La 54e édition du Festival international de Carthage a connu, le jeudi 9 août 2018, l’une de ses plus belles soirées, avec ‘‘El Hadhra 3’’, spectacle de chants liturgiques tunisiens, conçu et mis en scène par Fadhel Jaziri.
Par Fawz Ben Ali
Ce fut un franc succès ! On a rarement vu le théâtre romain de Carthage aussi plein, bien au-dessus de sa capacité, où beaucoup de festivaliers ont dû passer la soirée debout aux marges des gradins, faute de trouver une place de libre.
Un théâtre surpeuplé
À 22 heures exactes, le chef du gouvernement Youssef Chahed et le ministre des Affaires culturelles Mohamed Zinelabidine ont pris place à la première rangée et le spectacle pouvait enfin commencer devant un théâtre surpeuplé.
Depuis sa création dans les années 90, ‘‘El Hadhra’’ attire les foules et se joue souvent à guichets fermés, car il s’agit d’un spectacle qui résiste au temps et aux tendances, réunissant au fil des années les jeunes et les moins jeunes.
‘‘El Hadhra 3’’ a d’abord été présentée cette année au Festival de la Médina à la salle de l’opéra à la Cité de la culture pour deux soirées successives, et le public ne s’en lasse jamais, il est toujours présent. Mais il est évident que le Festival de Carthage reste un rendez-vous à part, notamment grâce à sa majestueuse et vaste scène qui permet plus de liberté au niveau de la mise en scène et de la circulation des artistes, car ‘‘El Hadhra’’ est avant tout un vrai show signée près de cent artistes (chanteurs, musiciens, choristes, danseurs …)
Pour le coup d’envoie, Jaziri a opté pour une entrée très rock assurée par son fils Ali Jaziri à la guitare électrique (lui aussi programmée pour la première fois cette année au Festival de Carthage avec son spectacle musical ‘‘Hemlin’’).
Le ton a ainsi été donné pour un spectacle scénique et musical grandiose où les instruments occidentaux ont trouvé leur place dans l’univers mystique tunisien. La guitare électrique, la guitare basse, le saxophone, la batterie… étaient là pour embellir les chants sacrés et donner plus de rythme au patrimoine soufi. Une revisite nécessaire à la survie de ce projet qui fait un carton plein à chaque passage depuis plus de 20 ans déjà.

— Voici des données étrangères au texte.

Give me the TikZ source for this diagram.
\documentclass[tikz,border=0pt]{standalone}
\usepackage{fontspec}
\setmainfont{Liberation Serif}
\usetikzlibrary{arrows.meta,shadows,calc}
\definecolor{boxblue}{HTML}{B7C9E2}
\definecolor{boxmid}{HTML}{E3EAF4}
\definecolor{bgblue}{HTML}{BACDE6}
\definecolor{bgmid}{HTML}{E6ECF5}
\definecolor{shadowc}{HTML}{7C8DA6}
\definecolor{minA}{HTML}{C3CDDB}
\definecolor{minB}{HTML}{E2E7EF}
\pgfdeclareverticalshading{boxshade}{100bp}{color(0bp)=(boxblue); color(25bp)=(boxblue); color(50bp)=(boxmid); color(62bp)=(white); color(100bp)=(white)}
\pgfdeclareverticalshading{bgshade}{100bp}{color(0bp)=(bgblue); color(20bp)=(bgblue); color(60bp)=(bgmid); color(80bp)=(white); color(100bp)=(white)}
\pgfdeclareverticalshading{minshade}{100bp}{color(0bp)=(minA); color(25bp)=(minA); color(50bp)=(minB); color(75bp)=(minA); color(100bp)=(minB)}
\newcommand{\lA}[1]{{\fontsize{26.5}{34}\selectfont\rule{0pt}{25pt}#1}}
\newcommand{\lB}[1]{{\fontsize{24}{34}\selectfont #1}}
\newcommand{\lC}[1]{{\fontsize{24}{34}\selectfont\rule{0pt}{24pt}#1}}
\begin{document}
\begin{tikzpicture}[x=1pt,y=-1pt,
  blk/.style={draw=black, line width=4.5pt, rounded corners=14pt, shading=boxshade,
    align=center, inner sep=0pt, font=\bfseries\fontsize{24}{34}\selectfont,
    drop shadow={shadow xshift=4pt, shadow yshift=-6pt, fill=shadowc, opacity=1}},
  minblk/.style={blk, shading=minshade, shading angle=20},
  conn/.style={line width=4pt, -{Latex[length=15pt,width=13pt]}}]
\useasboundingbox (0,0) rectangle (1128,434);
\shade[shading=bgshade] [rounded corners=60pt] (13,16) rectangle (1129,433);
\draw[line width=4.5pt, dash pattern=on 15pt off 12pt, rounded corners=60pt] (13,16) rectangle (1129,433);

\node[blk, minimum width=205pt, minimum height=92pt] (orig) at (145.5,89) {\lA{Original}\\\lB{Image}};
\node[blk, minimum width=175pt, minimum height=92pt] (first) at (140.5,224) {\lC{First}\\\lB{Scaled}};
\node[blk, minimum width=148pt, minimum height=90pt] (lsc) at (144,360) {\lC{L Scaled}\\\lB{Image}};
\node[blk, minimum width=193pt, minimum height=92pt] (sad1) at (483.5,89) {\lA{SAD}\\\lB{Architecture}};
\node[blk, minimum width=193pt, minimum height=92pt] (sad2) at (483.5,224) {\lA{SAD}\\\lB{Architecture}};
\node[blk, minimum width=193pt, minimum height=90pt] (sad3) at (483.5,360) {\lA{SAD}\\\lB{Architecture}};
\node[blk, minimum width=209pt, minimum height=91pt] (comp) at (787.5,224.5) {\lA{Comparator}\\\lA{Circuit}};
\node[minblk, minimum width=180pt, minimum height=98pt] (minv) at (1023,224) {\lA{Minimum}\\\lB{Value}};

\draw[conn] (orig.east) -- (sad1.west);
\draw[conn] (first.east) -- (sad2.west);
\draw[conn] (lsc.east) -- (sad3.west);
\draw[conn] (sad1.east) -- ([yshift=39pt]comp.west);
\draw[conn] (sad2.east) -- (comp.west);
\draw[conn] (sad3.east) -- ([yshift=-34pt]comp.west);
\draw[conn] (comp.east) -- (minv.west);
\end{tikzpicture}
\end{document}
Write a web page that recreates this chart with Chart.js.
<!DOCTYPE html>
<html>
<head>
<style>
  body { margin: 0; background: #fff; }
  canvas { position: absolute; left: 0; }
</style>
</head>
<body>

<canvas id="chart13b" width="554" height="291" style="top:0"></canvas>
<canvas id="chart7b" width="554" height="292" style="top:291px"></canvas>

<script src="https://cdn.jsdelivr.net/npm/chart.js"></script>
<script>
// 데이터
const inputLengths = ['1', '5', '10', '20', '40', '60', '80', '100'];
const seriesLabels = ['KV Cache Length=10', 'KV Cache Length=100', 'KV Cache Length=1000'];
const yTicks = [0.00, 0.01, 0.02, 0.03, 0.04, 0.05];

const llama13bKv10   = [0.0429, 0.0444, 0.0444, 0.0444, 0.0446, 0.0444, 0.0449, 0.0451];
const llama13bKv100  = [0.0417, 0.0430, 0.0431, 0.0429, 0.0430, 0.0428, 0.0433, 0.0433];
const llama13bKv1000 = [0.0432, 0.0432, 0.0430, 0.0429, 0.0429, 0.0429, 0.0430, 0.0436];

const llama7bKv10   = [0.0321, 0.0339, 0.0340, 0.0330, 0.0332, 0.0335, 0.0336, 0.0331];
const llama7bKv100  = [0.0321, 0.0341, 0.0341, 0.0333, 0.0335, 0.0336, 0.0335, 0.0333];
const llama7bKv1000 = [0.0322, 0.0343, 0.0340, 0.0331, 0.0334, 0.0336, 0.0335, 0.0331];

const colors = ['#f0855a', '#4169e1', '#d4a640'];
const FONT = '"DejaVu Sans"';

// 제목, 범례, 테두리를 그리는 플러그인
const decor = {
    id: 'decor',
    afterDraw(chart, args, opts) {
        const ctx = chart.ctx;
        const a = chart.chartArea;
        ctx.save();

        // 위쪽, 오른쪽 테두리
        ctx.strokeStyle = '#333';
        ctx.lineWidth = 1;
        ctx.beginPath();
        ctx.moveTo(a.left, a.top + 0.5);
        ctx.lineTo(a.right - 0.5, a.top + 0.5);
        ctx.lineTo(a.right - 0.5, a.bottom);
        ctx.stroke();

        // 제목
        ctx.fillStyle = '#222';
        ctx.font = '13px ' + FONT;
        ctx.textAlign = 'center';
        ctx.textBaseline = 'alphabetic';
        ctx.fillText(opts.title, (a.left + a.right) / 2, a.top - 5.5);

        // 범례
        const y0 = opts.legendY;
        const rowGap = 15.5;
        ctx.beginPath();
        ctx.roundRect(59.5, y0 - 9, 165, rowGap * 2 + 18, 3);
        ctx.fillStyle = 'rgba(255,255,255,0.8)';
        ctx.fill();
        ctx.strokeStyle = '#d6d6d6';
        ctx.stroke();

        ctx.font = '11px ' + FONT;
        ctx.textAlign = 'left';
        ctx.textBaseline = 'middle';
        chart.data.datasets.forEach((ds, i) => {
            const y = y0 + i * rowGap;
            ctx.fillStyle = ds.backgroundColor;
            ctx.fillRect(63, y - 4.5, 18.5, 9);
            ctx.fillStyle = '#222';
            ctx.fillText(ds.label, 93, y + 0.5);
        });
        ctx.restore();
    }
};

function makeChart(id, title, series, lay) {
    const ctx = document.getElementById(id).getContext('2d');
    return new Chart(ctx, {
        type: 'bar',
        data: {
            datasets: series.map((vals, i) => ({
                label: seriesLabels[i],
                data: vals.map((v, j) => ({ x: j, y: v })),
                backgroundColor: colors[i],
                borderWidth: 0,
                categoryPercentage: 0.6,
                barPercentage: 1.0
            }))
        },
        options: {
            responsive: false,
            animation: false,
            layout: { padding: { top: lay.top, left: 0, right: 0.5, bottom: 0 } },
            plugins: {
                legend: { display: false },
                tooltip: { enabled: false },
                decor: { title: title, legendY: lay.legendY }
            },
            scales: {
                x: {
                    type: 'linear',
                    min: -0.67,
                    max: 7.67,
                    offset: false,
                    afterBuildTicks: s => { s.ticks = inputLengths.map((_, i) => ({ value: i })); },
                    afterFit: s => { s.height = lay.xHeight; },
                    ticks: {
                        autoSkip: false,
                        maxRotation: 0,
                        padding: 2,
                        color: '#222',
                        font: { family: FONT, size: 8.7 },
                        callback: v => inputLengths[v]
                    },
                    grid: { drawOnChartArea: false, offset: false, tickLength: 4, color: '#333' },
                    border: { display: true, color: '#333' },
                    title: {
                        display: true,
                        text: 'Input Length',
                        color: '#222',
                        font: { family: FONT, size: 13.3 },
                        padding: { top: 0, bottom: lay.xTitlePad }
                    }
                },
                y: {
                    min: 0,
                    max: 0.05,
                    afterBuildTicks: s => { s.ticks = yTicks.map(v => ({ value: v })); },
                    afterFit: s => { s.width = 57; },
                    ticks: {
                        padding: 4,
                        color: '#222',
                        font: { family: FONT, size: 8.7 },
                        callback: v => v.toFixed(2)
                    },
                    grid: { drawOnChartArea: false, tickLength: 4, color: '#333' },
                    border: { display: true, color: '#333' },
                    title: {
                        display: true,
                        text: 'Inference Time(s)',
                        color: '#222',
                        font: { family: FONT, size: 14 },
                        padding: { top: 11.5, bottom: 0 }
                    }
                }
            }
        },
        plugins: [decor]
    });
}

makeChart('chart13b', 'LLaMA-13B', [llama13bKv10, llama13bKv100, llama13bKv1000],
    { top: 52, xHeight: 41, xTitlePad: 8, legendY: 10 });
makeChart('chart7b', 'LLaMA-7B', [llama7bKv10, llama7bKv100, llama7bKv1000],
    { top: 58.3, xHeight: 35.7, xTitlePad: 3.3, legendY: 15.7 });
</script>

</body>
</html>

Un spectacle qui résiste au temps
‘‘El Hadhra 3’’ éblouit par sa mise en scène exceptionnelle, dynamique où il a été question de miser sur la sobriété et d’utiliser moins d’artifices que ses précédentes. Fadhel Jaziri nous met à chaque fois plein les yeux avec cette création unique dans son genre et qui demeure à ce jour le plus grand succès de sa carrière. Pensée dans ses moindres détails (éclairage, habits traditionnels, arrangements…), ‘‘El Hadhra’’ est le résultat d’une harmonie parfaite entre ses multiples protagonistes, orchestrée par Jaziri, l’un des plus grands metteurs en scènes tunisiens.
Les chants liturgiques se sont succédé dans une vingtaine de tableaux hauts en couleurs, des chants représentatifs de notre identité culturelle, ayant traversé l’histoire et qui continuent d’occuper une place privilégiée dans la mémoire collective des Tunisiens.

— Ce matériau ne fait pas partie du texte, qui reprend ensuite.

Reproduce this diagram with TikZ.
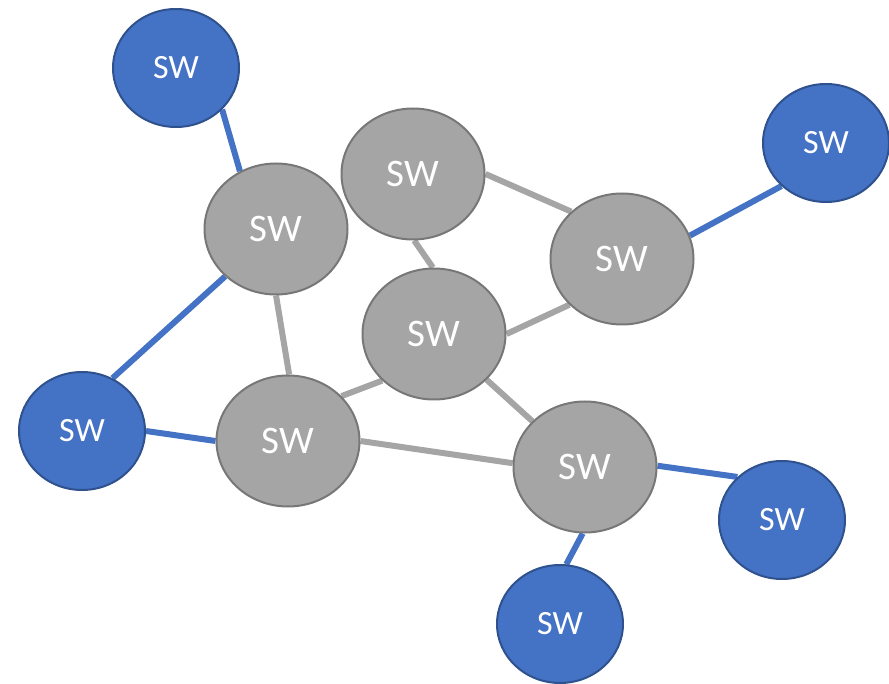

Le public était ravi de cette ambiance tunisienne si particulière, réagissant avec des applaudissements et des youyous dans cette soirée mystique et festive à la fois, l’une des plus marquantes de cette édition, irréprochable autant sur le plan sonore que visuel.
Loin d’être folklorique ou dépassée ou même redondant, ‘‘El Hadhra’’ est un retour aux sources certes, mais actuel, voire moderne, car Fadhel Jaziri réussit à chaque fois à nous présenter des spectacles dont on ne se lasse jamais, qui évoluent avec le temps sans perdre de leur authenticité et qui collent à notre identité culturelle, d’où le secret de son indémodable succès.